> **Given instruction**:
Begin with the first line of the material and write out each line exactly, ending with the line that contains "plt.rcParams['font.family'] = ['Liberation". Pictures are not part of the copy.

> **Material**:
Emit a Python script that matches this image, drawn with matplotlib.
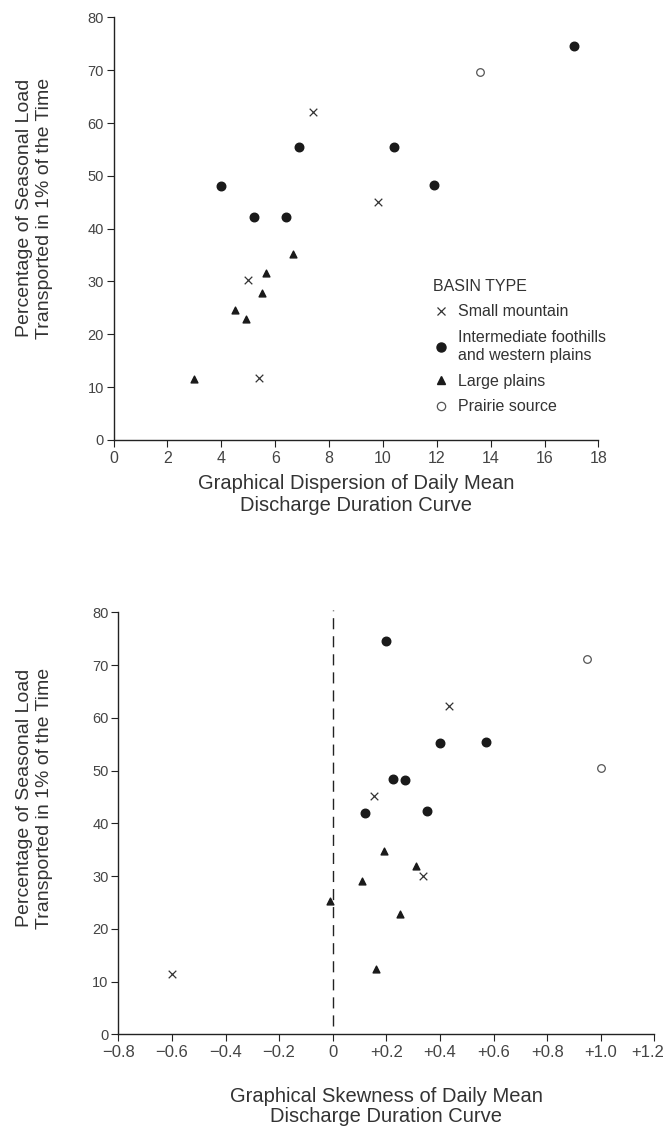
import matplotlib
matplotlib.use("Agg")
import matplotlib.pyplot as plt
import matplotlib.transforms as mtransforms
from matplotlib.lines import Line2D

plt.rcParams['font.family'] = ['Liberation Sans', 'DejaVu Sans']

# ---- Top chart: dispersion ----
disp_mountain_x = [7.4, 9.8, 5.0, 5.4]
disp_mountain_y = [62.0, 45.1, 30.2, 11.8]
disp_foot_x = [17.1, 6.9, 10.4, 4.0, 11.9, 5.2, 6.4]
disp_foot_y = [74.6, 55.4, 55.4, 48.0, 48.2, 42.3, 42.3]
disp_plains_x = [6.65, 5.65, 5.5, 4.5, 4.9, 3.0]
disp_plains_y = [35.2, 31.7, 27.8, 24.6, 22.9, 11.6]
disp_prairie_x = [13.6]
disp_prairie_y = [69.6]

# ---- Bottom chart: skewness ----
skew_mountain_x = [0.435, 0.155, 0.335, -0.6]
skew_mountain_y = [62.3, 45.1, 30.0, 11.4]
skew_foot_x = [0.20, 0.40, 0.57, 0.225, 0.27, 0.12, 0.35]
skew_foot_y = [74.6, 55.2, 55.5, 48.4, 48.2, 42.0, 42.4]
skew_plains_x = [0.19, 0.31, 0.11, -0.01, 0.25, 0.16]
skew_plains_y = [34.8, 32.0, 29.0, 25.2, 22.8, 12.4]
skew_prairie_x = [0.95, 1.0]
skew_prairie_y = [71.1, 50.5]

y_ticks = [0, 10, 20, 30, 40, 50, 60, 70, 80]
top_xticks = [0, 2, 4, 6, 8, 10, 12, 14, 16, 18]
bot_xticks = [-0.8, -0.6, -0.4, -0.2, 0.0, 0.2, 0.4, 0.6, 0.8, 1.0, 1.2]
bot_xlabels = ['\u22120.8', '\u22120.6', '\u22120.4', '\u22120.2', '0',
               '+0.2', '+0.4', '+0.6', '+0.8', '+1.0', '+1.2']

legend_labels = ['Small mountain', 'Intermediate foothills\nand western plains',
                 'Large plains', 'Prairie source']

ylabel = 'Percentage of Seasonal Load\nTransported in 1% of the Time'
top_xlabel = 'Graphical Dispersion of Daily Mean\nDischarge Duration Curve'
bot_xlabel = 'Graphical Skewness of Daily Mean\nDischarge Duration Curve'

INK = '#1a1a1a'
TXT = '#333333'

fig = plt.figure(figsize=(6.66, 11.27), dpi=100)
ax1 = fig.add_axes([0.1706, 0.6096, 0.728, 0.375])
ax2 = fig.add_axes([0.1776, 0.0822, 0.805, 0.3745])


def draw(ax, mx, my, fx, fy, px, py, rx, ry):
    ax.scatter(mx, my, marker='x', s=30, c='#333333', linewidths=0.9, zorder=3)
    ax.scatter(fx, fy, marker='o', s=38, c=INK, zorder=3)
    ax.scatter(px, py, marker='^', s=24, c=INK, zorder=3)
    ax.scatter(rx, ry, marker='o', s=30, facecolors='white', edgecolors='#555555',
               linewidths=0.9, zorder=3)


def style(ax, xtick_size):
    for s in ['top', 'right']:
        ax.spines[s].set_visible(False)
    for s in ['left', 'bottom']:
        ax.spines[s].set_color('#222222')
        ax.spines[s].set_linewidth(1.0)
    ax.set_ylim(0, 80)
    ax.set_yticks(y_ticks)
    ax.tick_params(axis='both', direction='out', length=5, width=0.8,
                   colors='#222222', labelcolor='#444444')
    ax.tick_params(axis='y', labelsize=10.5, pad=2)
    ax.tick_params(axis='x', labelsize=xtick_size, pad=3)
    ax.set_ylabel(ylabel, fontsize=14, color=TXT, linespacing=1.2)


draw(ax1, disp_mountain_x, disp_mountain_y, disp_foot_x, disp_foot_y,
     disp_plains_x, disp_plains_y, disp_prairie_x, disp_prairie_y)
style(ax1, 11.5)
ax1.set_xlim(0, 18)
ax1.set_xticks(top_xticks)
ax1.set_xlabel(top_xlabel, fontsize=14.5, color=TXT, labelpad=6, linespacing=1.15)
ax1.yaxis.set_label_coords(-0.125, 0.549)

handles = [
    Line2D([], [], ls='none', marker='x', markersize=6, color='#333333', mew=0.9),
    Line2D([], [], ls='none', marker='o', markersize=6.5, color=INK),
    Line2D([], [], ls='none', marker='^', markersize=5.5, color=INK),
    Line2D([], [], ls='none', marker='o', markersize=6, mfc='white', mec='#555555', mew=0.9),
]
leg = ax1.legend(handles, legend_labels, title='BASIN TYPE', loc='upper left',
                 bbox_to_anchor=(0.63, 0.416), frameon=False, fontsize=11.5,
                 title_fontsize=11.5, handlelength=1.0, handletextpad=0.55,
                 labelspacing=0.68, alignment='left', labelcolor=TXT)
leg.get_title().set_color(TXT)

draw(ax2, skew_mountain_x, skew_mountain_y, skew_foot_x, skew_foot_y,
     skew_plains_x, skew_plains_y, skew_prairie_x, skew_prairie_y)
style(ax2, 12)
ax2.set_xlim(-0.8, 1.2)
ax2.set_xticks(bot_xticks)
ax2.set_xticklabels(bot_xlabels)
last = ax2.get_xticklabels()[-1]
last.set_transform(last.get_transform() +
                   mtransforms.ScaledTranslation(-7 / 100, 0, fig.dpi_scale_trans))
ax2.set_xlabel(bot_xlabel, fontsize=14.5, color=TXT, labelpad=19, linespacing=1.1)
ax2.yaxis.set_label_coords(-0.122, 0.56)
ax2.plot([0, 0], [1.5, 80.5], ls=(0, (8, 5)), color='#222222', lw=1.0,
         clip_on=False, zorder=2)

fig.savefig('out.png', dpi=100)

> **Expected answer**:
Emit a Python script that matches this image, drawn with matplotlib.
import matplotlib
matplotlib.use("Agg")
import matplotlib.pyplot as plt
import matplotlib.transforms as mtransforms
from matplotlib.lines import Line2D

plt.rcParams['font.family'] = ['Liberation Sans', 'DejaVu Sans']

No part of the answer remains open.